REQUIRED WORK =>
Pictures are not part of the copy. Give again exactly the lines from the one with "Rebuild this chart" to the one with "const chart = echarts.init(document.getElementById('chart'));", inclusive.

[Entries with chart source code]
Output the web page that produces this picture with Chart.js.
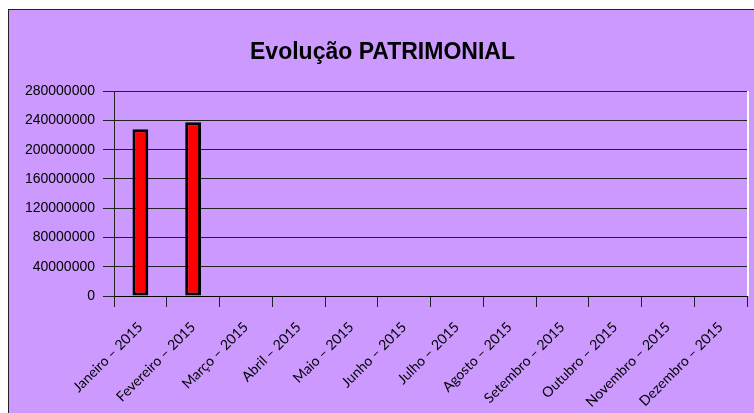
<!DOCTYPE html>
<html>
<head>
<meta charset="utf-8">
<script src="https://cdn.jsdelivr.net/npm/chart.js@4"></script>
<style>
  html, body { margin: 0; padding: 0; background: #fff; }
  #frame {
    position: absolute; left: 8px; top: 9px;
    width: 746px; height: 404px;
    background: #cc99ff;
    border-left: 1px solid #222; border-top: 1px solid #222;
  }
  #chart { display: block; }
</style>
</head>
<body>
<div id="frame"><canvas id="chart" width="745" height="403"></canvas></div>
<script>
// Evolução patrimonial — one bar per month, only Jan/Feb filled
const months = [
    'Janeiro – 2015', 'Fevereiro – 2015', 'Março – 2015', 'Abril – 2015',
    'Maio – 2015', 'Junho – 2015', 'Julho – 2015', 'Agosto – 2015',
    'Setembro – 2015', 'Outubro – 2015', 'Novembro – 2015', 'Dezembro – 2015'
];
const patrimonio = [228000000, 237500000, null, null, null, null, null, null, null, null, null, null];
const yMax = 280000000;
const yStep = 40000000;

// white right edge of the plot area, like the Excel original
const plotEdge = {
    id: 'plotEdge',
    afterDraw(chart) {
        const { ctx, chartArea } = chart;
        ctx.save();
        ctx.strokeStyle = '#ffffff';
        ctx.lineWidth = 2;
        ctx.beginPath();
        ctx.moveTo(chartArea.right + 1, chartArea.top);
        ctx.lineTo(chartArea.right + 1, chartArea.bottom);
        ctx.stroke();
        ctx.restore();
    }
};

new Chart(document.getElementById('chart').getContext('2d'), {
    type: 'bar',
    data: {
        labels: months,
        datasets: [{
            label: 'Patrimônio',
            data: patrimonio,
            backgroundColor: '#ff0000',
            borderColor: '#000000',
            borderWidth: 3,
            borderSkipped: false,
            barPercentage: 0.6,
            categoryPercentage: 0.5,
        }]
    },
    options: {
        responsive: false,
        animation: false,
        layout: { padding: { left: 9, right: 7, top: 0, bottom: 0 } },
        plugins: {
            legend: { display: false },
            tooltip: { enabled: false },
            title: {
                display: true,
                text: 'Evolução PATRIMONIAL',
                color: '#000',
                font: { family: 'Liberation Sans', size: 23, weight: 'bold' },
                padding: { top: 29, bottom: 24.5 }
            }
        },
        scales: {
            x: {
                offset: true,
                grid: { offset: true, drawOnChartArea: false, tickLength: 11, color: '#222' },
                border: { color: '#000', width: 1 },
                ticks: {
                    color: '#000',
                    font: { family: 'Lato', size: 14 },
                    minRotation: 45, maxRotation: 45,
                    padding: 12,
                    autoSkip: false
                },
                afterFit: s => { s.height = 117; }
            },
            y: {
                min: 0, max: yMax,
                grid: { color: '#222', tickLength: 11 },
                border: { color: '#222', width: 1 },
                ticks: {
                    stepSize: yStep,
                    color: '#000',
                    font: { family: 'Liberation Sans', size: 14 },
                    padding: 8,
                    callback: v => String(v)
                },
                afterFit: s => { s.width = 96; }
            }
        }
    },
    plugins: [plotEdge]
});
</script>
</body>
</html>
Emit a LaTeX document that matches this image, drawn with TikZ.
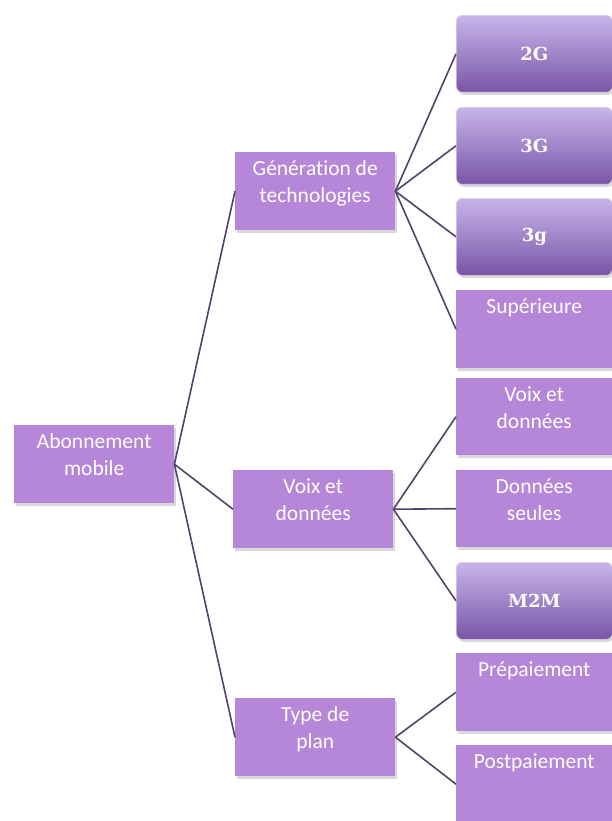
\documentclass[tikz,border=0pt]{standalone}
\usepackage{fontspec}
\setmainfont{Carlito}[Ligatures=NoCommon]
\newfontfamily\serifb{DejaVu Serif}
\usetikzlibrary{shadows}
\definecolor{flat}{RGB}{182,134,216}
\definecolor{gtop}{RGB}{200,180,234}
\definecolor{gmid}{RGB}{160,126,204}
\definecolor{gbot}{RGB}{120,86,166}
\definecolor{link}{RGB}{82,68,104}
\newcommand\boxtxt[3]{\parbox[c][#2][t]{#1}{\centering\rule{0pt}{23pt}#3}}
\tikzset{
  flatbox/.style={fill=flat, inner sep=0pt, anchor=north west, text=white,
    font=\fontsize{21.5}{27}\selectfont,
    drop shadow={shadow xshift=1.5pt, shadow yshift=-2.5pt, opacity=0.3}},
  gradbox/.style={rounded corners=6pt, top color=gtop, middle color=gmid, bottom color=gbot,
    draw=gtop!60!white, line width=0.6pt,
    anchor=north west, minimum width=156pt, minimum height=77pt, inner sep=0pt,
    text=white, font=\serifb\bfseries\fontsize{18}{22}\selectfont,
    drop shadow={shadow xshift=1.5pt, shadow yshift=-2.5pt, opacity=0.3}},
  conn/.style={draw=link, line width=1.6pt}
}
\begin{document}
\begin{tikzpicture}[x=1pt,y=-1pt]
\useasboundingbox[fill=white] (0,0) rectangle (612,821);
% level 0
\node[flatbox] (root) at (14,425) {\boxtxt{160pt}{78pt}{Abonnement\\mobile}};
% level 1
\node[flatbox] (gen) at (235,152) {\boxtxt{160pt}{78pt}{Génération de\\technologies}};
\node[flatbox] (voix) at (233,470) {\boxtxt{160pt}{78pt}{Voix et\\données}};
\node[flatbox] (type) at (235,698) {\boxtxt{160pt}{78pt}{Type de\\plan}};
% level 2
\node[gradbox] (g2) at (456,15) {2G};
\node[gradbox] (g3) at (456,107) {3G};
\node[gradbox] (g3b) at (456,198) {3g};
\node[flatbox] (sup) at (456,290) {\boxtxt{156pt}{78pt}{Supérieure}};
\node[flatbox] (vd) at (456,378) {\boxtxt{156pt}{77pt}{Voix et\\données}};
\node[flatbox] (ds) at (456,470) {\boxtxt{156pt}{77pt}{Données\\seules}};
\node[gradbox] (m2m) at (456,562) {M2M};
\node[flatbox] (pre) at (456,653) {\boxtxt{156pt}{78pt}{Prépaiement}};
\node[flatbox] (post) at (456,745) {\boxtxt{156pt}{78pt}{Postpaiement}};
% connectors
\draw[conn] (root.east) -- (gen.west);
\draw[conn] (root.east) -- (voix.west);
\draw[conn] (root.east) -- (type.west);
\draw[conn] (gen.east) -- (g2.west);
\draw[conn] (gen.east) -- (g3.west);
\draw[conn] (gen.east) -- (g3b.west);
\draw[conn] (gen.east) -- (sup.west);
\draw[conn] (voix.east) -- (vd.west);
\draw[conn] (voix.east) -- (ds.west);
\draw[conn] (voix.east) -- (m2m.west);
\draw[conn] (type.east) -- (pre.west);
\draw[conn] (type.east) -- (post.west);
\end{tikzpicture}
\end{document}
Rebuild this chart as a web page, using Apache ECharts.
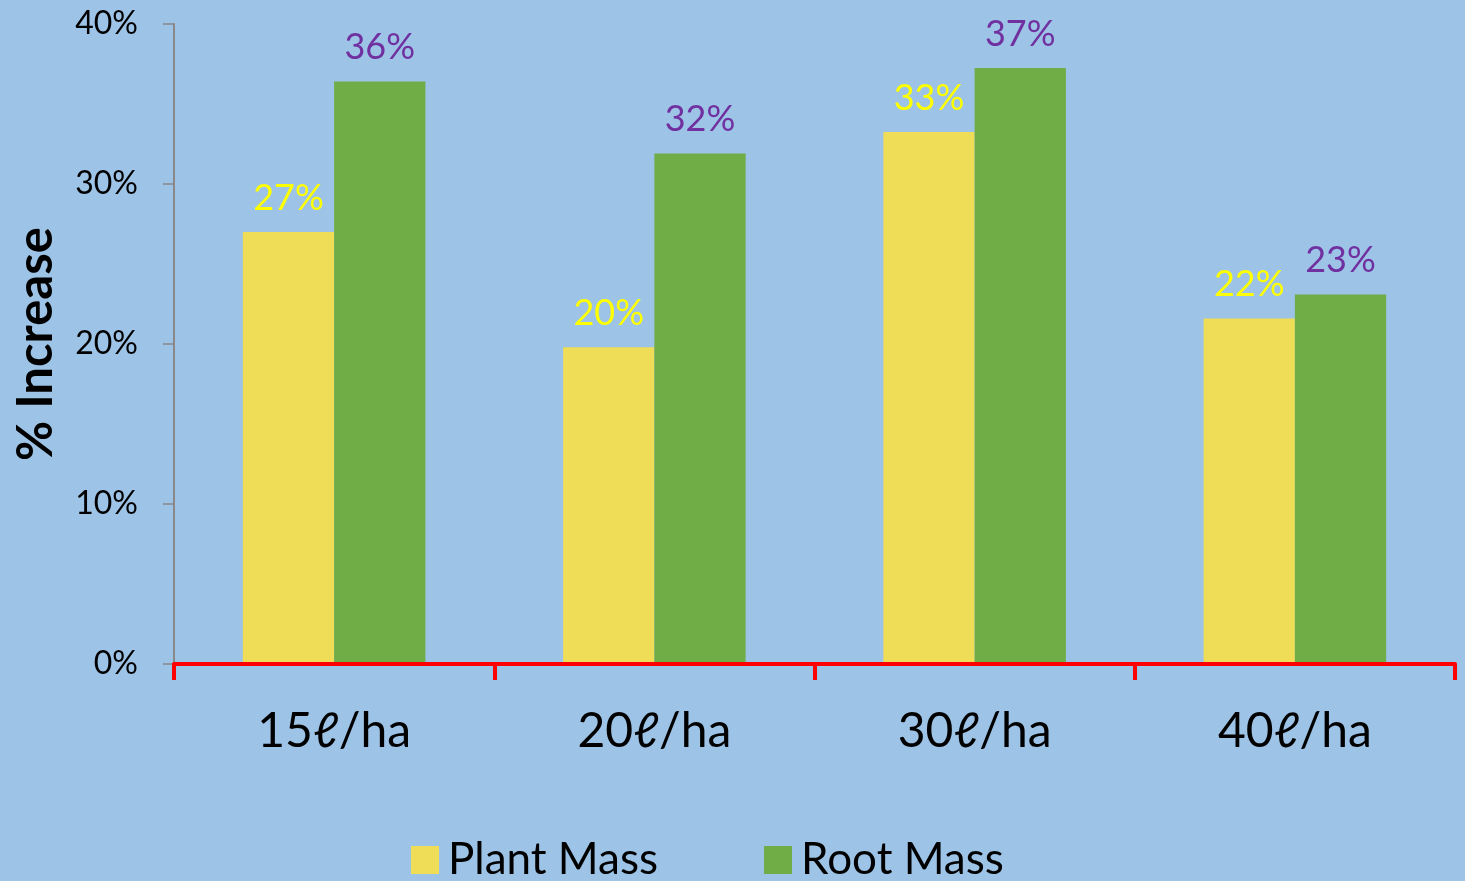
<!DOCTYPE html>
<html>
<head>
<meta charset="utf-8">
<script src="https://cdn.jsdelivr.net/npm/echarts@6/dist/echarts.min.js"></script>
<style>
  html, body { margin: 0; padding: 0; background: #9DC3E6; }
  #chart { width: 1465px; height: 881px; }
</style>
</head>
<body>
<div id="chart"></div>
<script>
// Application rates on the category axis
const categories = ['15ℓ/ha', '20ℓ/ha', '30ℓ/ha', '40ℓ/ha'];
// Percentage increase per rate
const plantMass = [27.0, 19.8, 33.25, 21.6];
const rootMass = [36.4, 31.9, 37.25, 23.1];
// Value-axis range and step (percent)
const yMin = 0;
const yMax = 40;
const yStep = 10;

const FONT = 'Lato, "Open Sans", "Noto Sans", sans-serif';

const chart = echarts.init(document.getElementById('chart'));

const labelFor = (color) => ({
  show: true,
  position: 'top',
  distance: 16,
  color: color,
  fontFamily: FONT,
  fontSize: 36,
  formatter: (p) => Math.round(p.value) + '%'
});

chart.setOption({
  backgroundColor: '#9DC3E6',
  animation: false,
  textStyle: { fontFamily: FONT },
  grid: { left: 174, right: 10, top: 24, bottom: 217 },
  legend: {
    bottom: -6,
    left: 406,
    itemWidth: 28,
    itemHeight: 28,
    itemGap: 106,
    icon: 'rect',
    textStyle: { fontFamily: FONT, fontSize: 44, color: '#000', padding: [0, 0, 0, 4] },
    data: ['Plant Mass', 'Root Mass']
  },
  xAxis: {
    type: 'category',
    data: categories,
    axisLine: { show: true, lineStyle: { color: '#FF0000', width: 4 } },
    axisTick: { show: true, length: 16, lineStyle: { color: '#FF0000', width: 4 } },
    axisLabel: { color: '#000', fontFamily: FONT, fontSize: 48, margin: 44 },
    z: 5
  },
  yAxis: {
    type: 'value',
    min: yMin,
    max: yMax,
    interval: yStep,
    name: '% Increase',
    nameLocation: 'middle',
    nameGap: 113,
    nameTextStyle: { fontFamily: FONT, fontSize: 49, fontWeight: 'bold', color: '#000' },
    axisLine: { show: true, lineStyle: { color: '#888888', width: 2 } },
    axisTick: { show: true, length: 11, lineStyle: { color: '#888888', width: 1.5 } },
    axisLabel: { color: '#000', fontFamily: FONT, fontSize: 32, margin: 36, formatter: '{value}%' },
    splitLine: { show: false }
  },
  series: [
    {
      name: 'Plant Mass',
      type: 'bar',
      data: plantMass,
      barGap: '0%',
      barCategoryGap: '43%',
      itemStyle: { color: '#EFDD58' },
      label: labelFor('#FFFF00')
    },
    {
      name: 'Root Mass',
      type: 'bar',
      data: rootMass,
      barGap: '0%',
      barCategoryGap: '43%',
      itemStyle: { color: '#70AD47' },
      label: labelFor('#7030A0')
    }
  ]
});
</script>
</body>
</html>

WRITTEN RESPONSE =>
Rebuild this chart as a web page, using Apache ECharts.
<!DOCTYPE html>
<html>
<head>
<meta charset="utf-8">
<script src="https://cdn.jsdelivr.net/npm/echarts@6/dist/echarts.min.js"></script>
<style>
  html, body { margin: 0; padding: 0; background: #9DC3E6; }
  #chart { width: 1465px; height: 881px; }
</style>
</head>
<body>
<div id="chart"></div>
<script>
// Application rates on the category axis
const categories = ['15ℓ/ha', '20ℓ/ha', '30ℓ/ha', '40ℓ/ha'];
// Percentage increase per rate
const plantMass = [27.0, 19.8, 33.25, 21.6];
const rootMass = [36.4, 31.9, 37.25, 23.1];
// Value-axis range and step (percent)
const yMin = 0;
const yMax = 40;
const yStep = 10;

const FONT = 'Lato, "Open Sans", "Noto Sans", sans-serif';

const chart = echarts.init(document.getElementById('chart'));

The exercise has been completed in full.